Dia mengatakan kesimpulan kelima, pembakaran dimulai dari rumah Ketua Dewan Kemakmuran Masjid, Sarno, yang jaraknya dekat dengan masjid, yaitu hanya 20 meter. Kesimpulan keenam menurut Fadlan, lahan masjid Baitul Muttaqin memiliki sertifikat resmi dan hal itu mematahkan anggapan masjid itu berdiri di atas tanah ulayat.
"Sementara itu, kesimpulan terhadap keberadaan GIDI, telah mengeluarkan surat edaran yang melarang umat Islam melaksanakan shalat idul fitri dan muslimah memakai jilbab," katanya.

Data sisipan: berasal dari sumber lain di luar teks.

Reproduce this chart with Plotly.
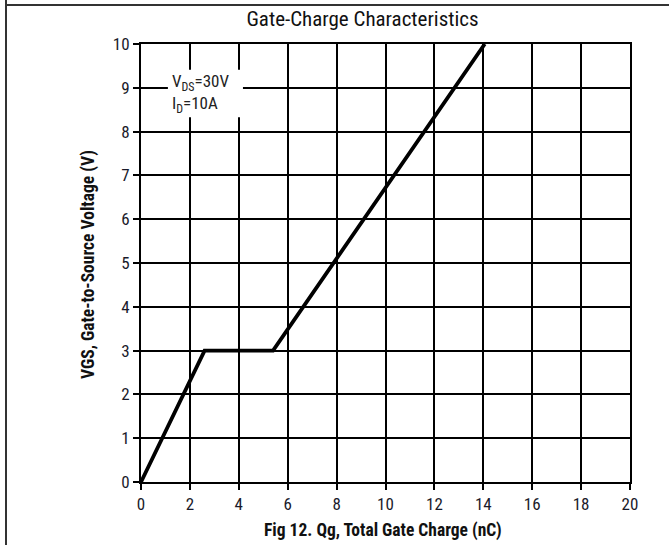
import plotly.graph_objects as go

qg = [0, 2.6, 5.4, 14.06]
vgs = [0, 3, 3, 10]
x_ticks = [0, 2, 4, 6, 8, 10, 12, 14, 16, 18, 20]
y_ticks = [0, 1, 2, 3, 4, 5, 6, 7, 8, 9, 10]

FONT = "Liberation Sans Narrow, Arial Narrow, Roboto Condensed, Liberation Sans, Arial"

fig = go.Figure()
fig.add_trace(go.Scatter(x=qg, y=vgs, mode="lines",
                         line=dict(color="black", width=3.8), showlegend=False))

axis_common = dict(showgrid=True, gridcolor="black", gridwidth=1.5,
                   showline=True, linecolor="black", linewidth=2, mirror=True,
                   ticks="outside", ticklen=6, tickcolor="black", tickwidth=1.5,
                   zeroline=False, automargin=False,
                   tickfont=dict(family=FONT, size=17, color="#1a1a2a"))

PW, PH = 489, 438  # plot area size in px

fig.update_layout(
    width=669, height=545,
    margin=dict(l=141, r=39, t=44, b=63),
    paper_bgcolor="white", plot_bgcolor="white",
    title=dict(text="Gate-Charge Characteristics", x=362.5 / 669,
               xanchor="center", y=1 - 19 / 545, yanchor="middle",
               font=dict(family=FONT, size=21, color="#111")),
    xaxis=dict(range=[0, 20], tickvals=x_ticks, **axis_common),
    yaxis=dict(range=[0, 10], tickvals=y_ticks, **axis_common),
)

# axis titles
fig.add_annotation(xref="paper", yref="paper", x=(383 - 141) / PW, y=(482 - 530) / PH,
                   xanchor="center", yanchor="middle", showarrow=False,
                   text="<b>Fig 12. Qg, Total Gate Charge (nC)</b>",
                   font=dict(family=FONT, size=17.5, color="#111"))
fig.add_annotation(xref="paper", yref="paper", x=(88 - 141) / PW, y=(482 - 265) / PH,
                   xanchor="center", yanchor="middle", showarrow=False, textangle=-90,
                   text="<b>VGS, Gate-to-Source Voltage (V)</b>",
                   font=dict(family=FONT, size=17.5, color="#111"))

# white box behind the condition text
fig.add_shape(type="rect", xref="x", yref="y", x0=1.10, x1=4.17, y0=8.33, y1=9.41,
              fillcolor="white", line=dict(width=0), layer="above")
fig.add_annotation(xref="x", yref="y", x=1.17, y=8.87, xanchor="left", yanchor="middle",
                   align="left", showarrow=False,
                   text="V<sub>DS</sub>=30V<br>I<sub>D</sub>=10A",
                   font=dict(family=FONT, size=17, color="#222"))

# outer frame lines (top and left)
fig.add_shape(type="line", xref="paper", yref="paper",
              x0=(6 - 141) / PW, x1=(669 - 141) / PW + 0.01,
              y0=(482 - 5) / PH, y1=(482 - 5) / PH, line=dict(color="#333", width=2))
fig.add_shape(type="line", xref="paper", yref="paper",
              x0=(6 - 141) / PW, x1=(6 - 141) / PW,
              y0=(482 - 0) / PH + 0.01, y1=(482 - 545) / PH - 0.01,
              line=dict(color="#333", width=2))

fig.write_html("out.html", config={"displayModeBar": False},
               post_script="document.body.style.margin='0';document.body.style.overflow='hidden';")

Kesimpulan kedua terhadap GIDI, Surat GIDI adalah asli atau otentik sehingga harus diusut apa maksud dan motifnya. Kepolisian, menurut dia, harus memeriksa dan menjadikan tersangka penanda tangan surat tersebut.
"Ketiga, patut diduga duga pendeta penandatangan surat GIDI adalah aktor intelektual di balik bencana di Tolikara," ujarnya.
Keempat, menurut dia, seminar internasional Kebaktian Kebangkitan Ruhani (KKR) yang dilaksanakan 13-19 Juli 2015 tidak berizin padahal dihadiri lebih dari 2.000 peserta di antaranya Israel, Belanda, dan Papua Nugini.